What? You thought we
were on the Gregorian calendar that wasn't created for thousands of
years after these monuments were built? The Gregorian Calendar was
introduced in February of 1582 by Pope Gregory XIII. If you plan on
being a Druid, you need to use your gray matter.
The Winter Solstice
is the turning point of the dark part of the year and the days will
now get longer. If you survived that long, you had it made. Next you
have the Spring Equinox, the point at which the day and night times
are equal. Crops need to be planted by this point or they won't have
a long enough growing period and will be killed by frost before they
ripen. Summer Solstice marks the longest day of the year and is when
the days begin to shorten. It is time to plan for winter. You can
figure what crops are doing well and plant some winter root crops.

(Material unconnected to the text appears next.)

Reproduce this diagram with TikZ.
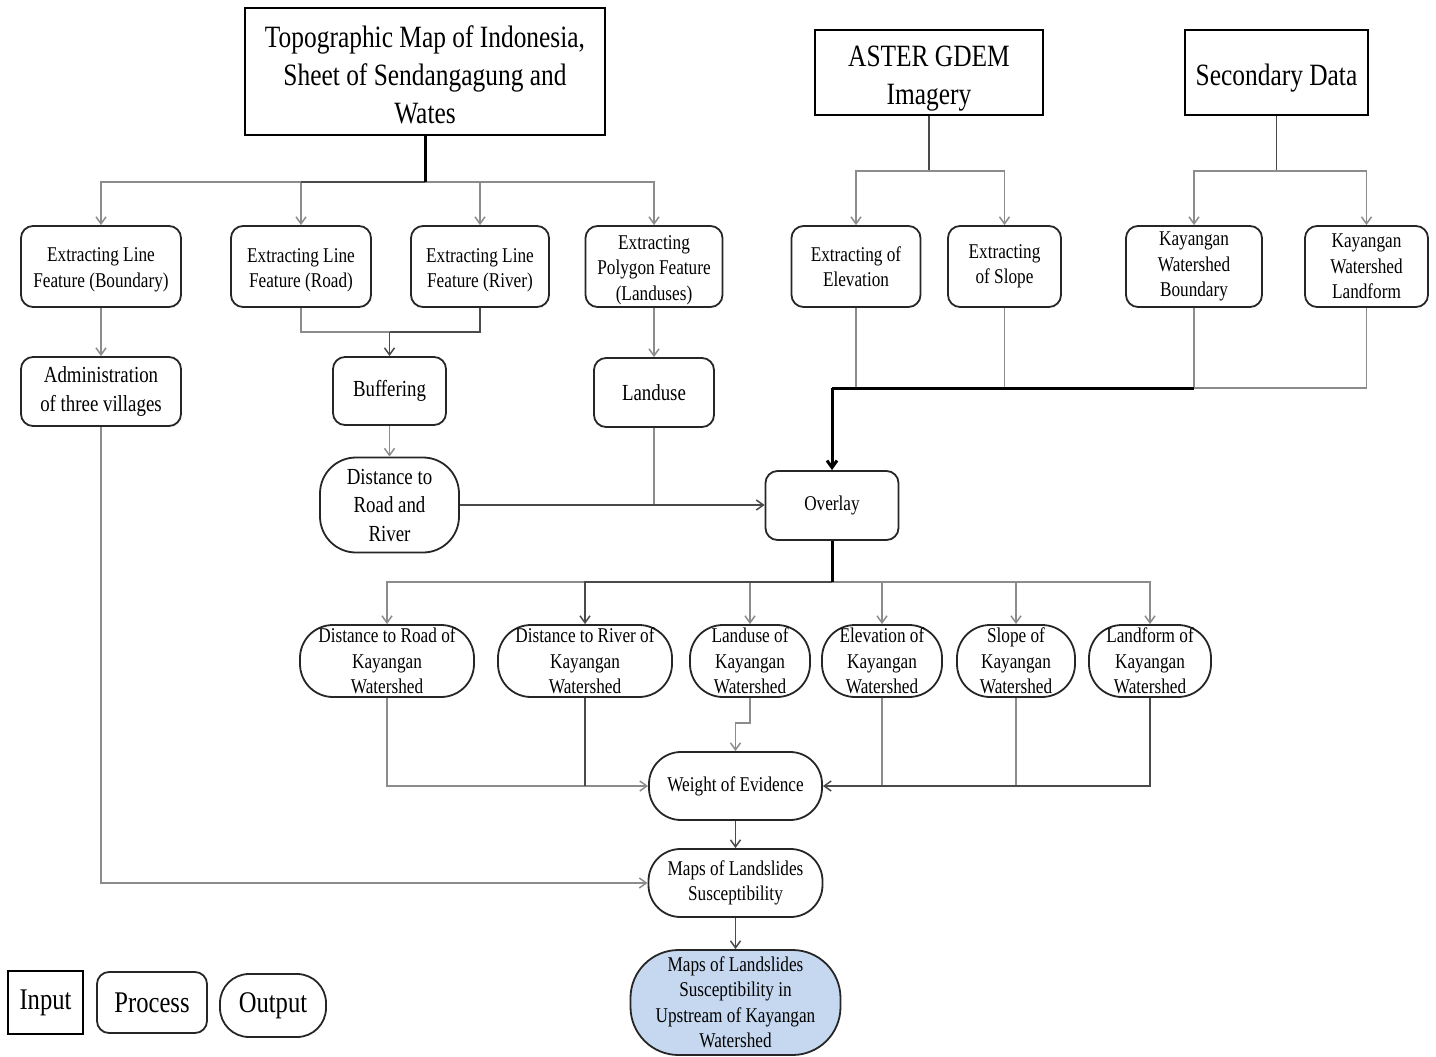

Finally comes the Fall Equinox when day and night are once again
equal and you should be preparing the harvests.
Harvests have to be
carefully planned or you have part of your food rotting in the field
before you can get to it. Hence you have to know exactly how long the
plant takes to grow, fruit and ripen. The entire village normally
moved from field to field harvesting based on careful planting so
nothing rotted. Each farmer grew what they were best at growing. Not
only that but you has annual rainfall events and crops had to be out
of the fields before the rains came or once again you had a rotted
mess.
This is more than
seasonally important as most city dwellers do not know. There are
long season and short season crops. There are crops that require x
amount of light to flower and fruit and day neutral crops. There are
summer and winter crops. Knowledge of this allowed the farmer to
create a balanced diet for his family and animals. If you plant
cauliflower in the late spring, it will bolt or go to seed in summer
when it gets hot without producing a food crop. This is why it is a
cold season crop. On the other hand, corn requires heat so it grows
over the summer. Most greens have to be grown in the spring and fall
because summer is too hot for them. It was a balancing act and
knowing the exact timing of the seasons was life or death.
What you need to
note is none of these holidays are associated with a “god”.
It was only when
someone added them to the Wiccan four festivals did they become
associated with “gods”.
Your four Wiccan
festivals are all celebrations not of seasons but of gods. We start
in February with Imbolc which honors Brigit. Beltane shows up in
April/May now, though originally it was May 5th and it
celebrates the god and goddess of fertility whose names are oddly
never mentioned. August 1st marks Lughnasadh which honors
the God Lugh, the master craftsman. It is not Lammas as Lammas is a
Christian creation. And lastly you have Samhain who never was a god.
The October 31st date marks the end of the final harvest
and the death of the gods, not the god of death. Wicca is a fertility
religion. This is the one Celtic holiday we can actually be certain
of and it was adopted by every religion that followed it from
becoming on Nov 1st the Feast of the Dead to a couple of
days later becoming the Day of the Dead in Latin America when it was
meshed with the Mayan and Aztec religions. It has no astronomical
significance and hence is not a Druidic holiday.
Samhain or October
31st is not the Druid New Year because all Druidic
holidays are based on astronomical and seasonal events that occur
every year. The Wiccan Holidays are nicely based on the Gregorian
Calendar which came thousands of years after the Druids marked out
their calendar. Since the Wiccans and pagans previously depended on a
lunar calendar with 13 months it is highly unlikely these festivals
fell on these same dates every year but were more likely marked by
agricultural or lunar events and when villages had time to celebrate.
For example I'll use
the most under rated holiday, Imbolc or Brigit's Day. Although the
Christians hijacked the holiday and Brigit's cross, it has a pagan
basis. The original “cross” which comes out looking more like the
Hindu swastika that Hitler inverted and stole. In Sanskrit swastika
means well being. Oddly Brigit's Cross has a similar meaning as
instead of being woven from rushes as it is in modern day it was
woven from grain stalks or hay. The significance was you had some
precious food either human or animal left from the winter, a few
brave plants were peaking through the snow and it was time to
celebrate surviving or well being. When the cross is woven from
grain, the grain heads tend to droop at the ends of the cross
producing a swastika appearance or a wheel, hence the little known
designation of Brigit's Wheel.
Modern Wicca has
neatly meshed all of this together and now it has even more neatly
lost the meanings of the holidays in some quarters.
In this Druid's
logical opinion, our new year or count for years would have begun on
the Spring Equinox as that is the start of the growing season. There
is no logical reason we would start the year at the end of the
growing season or in the middle of the winter or associate it with
any harvest as those are variable. Astronomical events are fixed.